Est-ce que ça marche ?

A la manière de Jean Rolin, sans doute sommes-nous en train de «percevoir notre monde comme fragile», suggère l’écrivain Pierre Pachet. L’auteur d’Aux aguets. Essai sur la conscience et l’histoire (Maurice Nadeau) en a bien conscience, lui qui se souvient d’avoir vu «pour de bon» des maisons françaises bombardées et des restaurants où rien n’avait changé en apparence, «sauf que les juifs en étaient absents». En ce début de XXIe siècle, nous éprouvons pour l’avenir «une fascination angoissée et avide», poursuit Pachet, car des «possibles s’ébauchent, qui sont déjà là, en pointillés ; seul le récit peut les explorer, sans propagande ni caricature». «Aux fictions que nous assènent les politiques, j’oppose une politique-fiction réaliste», explique pour sa part Marc Dugain, auteur de la trilogie l’Emprise, qui revendique «un souci de vigilance, un sens de la complexité du monde». Avec Launay, Lubiak, Habber et d’autres personnages tortueux qui ressemblent beaucoup à ceux dont on lit les noms dans les journaux, l’auteur veut révéler «comment les milieux de la politique, des affaires et du renseignement travaillent ensemble», dans le cadre de notre «démocratie de petite intensité». La forme romanesque ? «C’est le seul moyen de dire une certaine réalité française, sans contraintes juridiques ni pressions», assure l’écrivain, proche du journaliste d’investigation Christophe Labbé et du juge Van Ruymbeke. Avec l’espoir, ainsi, de «rendre du pouvoir au lecteur».

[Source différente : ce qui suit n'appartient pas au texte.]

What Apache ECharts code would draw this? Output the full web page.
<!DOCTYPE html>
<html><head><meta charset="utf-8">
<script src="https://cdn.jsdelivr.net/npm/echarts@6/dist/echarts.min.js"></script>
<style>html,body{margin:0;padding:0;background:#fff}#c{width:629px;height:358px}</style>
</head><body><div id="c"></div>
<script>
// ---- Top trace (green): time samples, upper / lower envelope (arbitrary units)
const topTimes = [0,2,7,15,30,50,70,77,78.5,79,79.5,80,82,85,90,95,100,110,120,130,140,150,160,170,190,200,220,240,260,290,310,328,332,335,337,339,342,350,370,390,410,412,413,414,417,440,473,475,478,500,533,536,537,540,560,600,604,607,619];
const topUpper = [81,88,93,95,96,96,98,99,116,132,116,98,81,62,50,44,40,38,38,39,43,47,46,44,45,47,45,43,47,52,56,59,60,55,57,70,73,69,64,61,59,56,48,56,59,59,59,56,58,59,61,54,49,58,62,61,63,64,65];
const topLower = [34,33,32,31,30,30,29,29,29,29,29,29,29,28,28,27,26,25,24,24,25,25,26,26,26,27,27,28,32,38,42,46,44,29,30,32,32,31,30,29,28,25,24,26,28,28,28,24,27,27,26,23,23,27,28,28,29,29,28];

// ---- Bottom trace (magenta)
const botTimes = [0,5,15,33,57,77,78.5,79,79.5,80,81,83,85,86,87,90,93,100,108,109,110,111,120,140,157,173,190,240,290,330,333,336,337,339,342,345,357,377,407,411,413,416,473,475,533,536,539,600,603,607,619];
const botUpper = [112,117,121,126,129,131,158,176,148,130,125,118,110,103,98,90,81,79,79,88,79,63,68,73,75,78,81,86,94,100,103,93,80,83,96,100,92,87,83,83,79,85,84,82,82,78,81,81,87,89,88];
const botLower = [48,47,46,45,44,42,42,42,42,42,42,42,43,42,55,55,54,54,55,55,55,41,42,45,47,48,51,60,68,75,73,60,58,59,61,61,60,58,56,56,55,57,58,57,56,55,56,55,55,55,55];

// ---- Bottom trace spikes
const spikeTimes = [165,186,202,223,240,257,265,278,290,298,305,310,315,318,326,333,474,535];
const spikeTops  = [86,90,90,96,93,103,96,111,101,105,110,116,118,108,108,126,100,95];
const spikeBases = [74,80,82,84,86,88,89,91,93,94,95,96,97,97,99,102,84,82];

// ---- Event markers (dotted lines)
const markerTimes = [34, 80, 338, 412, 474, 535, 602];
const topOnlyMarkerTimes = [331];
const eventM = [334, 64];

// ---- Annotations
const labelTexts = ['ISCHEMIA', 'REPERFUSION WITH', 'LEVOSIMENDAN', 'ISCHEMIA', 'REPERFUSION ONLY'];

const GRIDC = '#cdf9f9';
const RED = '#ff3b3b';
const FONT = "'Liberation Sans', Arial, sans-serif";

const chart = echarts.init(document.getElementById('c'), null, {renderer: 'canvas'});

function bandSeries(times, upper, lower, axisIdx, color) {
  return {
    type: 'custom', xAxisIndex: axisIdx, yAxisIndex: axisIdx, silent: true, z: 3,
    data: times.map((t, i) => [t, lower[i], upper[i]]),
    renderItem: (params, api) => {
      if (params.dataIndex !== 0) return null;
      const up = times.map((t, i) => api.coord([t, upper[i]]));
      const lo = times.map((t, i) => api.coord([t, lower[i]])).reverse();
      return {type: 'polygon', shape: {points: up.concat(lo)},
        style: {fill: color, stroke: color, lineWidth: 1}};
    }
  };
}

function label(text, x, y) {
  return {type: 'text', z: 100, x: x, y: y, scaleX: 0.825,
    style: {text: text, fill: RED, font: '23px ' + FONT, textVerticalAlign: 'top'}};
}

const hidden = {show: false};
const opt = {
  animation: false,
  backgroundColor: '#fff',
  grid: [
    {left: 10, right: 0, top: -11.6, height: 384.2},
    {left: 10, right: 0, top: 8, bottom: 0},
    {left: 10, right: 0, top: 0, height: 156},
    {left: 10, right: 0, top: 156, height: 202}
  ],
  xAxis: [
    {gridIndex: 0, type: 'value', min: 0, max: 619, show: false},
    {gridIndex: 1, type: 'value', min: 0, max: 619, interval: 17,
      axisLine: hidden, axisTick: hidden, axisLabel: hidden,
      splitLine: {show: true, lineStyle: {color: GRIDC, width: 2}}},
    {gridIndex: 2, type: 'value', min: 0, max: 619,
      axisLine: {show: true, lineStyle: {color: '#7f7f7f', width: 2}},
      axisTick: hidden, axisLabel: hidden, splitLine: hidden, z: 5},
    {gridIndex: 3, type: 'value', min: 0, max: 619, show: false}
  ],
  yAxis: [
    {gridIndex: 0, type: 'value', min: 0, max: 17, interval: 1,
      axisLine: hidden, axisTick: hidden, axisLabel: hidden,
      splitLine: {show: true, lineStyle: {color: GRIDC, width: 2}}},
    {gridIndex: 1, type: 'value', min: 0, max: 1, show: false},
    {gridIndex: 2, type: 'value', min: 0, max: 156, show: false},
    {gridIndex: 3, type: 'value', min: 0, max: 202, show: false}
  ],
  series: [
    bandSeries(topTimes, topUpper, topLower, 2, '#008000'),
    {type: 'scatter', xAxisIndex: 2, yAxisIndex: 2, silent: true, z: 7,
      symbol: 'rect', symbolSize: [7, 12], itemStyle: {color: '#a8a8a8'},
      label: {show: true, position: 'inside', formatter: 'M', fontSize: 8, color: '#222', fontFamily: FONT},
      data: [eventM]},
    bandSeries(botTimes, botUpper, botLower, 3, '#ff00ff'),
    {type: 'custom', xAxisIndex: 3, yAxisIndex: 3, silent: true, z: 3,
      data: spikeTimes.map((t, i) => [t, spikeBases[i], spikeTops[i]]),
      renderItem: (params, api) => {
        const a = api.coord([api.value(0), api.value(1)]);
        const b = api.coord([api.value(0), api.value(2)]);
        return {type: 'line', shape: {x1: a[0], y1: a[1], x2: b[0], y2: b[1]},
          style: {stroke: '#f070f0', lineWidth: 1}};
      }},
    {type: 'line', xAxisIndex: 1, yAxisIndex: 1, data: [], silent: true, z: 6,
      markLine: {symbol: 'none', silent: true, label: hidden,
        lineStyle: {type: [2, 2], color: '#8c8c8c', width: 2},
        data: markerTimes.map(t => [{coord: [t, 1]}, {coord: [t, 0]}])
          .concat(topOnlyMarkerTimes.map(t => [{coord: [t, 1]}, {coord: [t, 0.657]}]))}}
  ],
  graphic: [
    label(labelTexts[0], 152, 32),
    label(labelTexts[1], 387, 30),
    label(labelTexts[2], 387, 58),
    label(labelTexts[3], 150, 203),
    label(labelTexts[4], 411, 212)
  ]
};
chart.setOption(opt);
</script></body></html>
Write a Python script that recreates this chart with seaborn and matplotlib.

Question : est-ce que ça marche ? Le récit du pire conjure-t-il la menace ? Eh bien, pas toujours. En 2006, la Radio-télévision belge de la communauté française (RTBF) annonçait un soir au journal de 20 heures un scoop sans précédent : après des années de discorde entre néerlandophones et francophones, la Flandre vient de déclarer son indépendance ! C’est la fin de la Belgique ! S’ensuivaient des interviews (complices), des reportages (truqués). D’abord, des centaines de milliers de téléspectateurs se sont laissé prendre à ce docu-fiction. Son concepteur, le journaliste francophone Philippe Dutilleul, attaché à l’unité belge, a ensuite assuré avoir voulu «susciter une prise de conscience» de ses compatriotes. Mais, avec le recul, l’essayiste et scénariste Benoît Peeters constate dans la revue Esprit que «cette fiction a fait franchir un pas de plus vers la dissolution du pays» ; de fait, le fossé s’est approfondi entre Flamands et Wallons. Autre exemple, infiniment plus tragique : dès 1922, face à la montée de l’antisémitisme, l’écrivain autrichien Hugo Bettauer imaginait, dans Une ville sans juifs, une ville d’où les juifs auraient été chassés «à bord de wagons à bestiaux». Dans le roman, ils sont ensuite priés de bien vouloir revenir et chaleureusement acclamés… Moralité, la fiction exprime nos angoisses mais n’en conjure pas les causes. A Marianne, de toute façon, on croit peu aux exorcismes, même littéraires.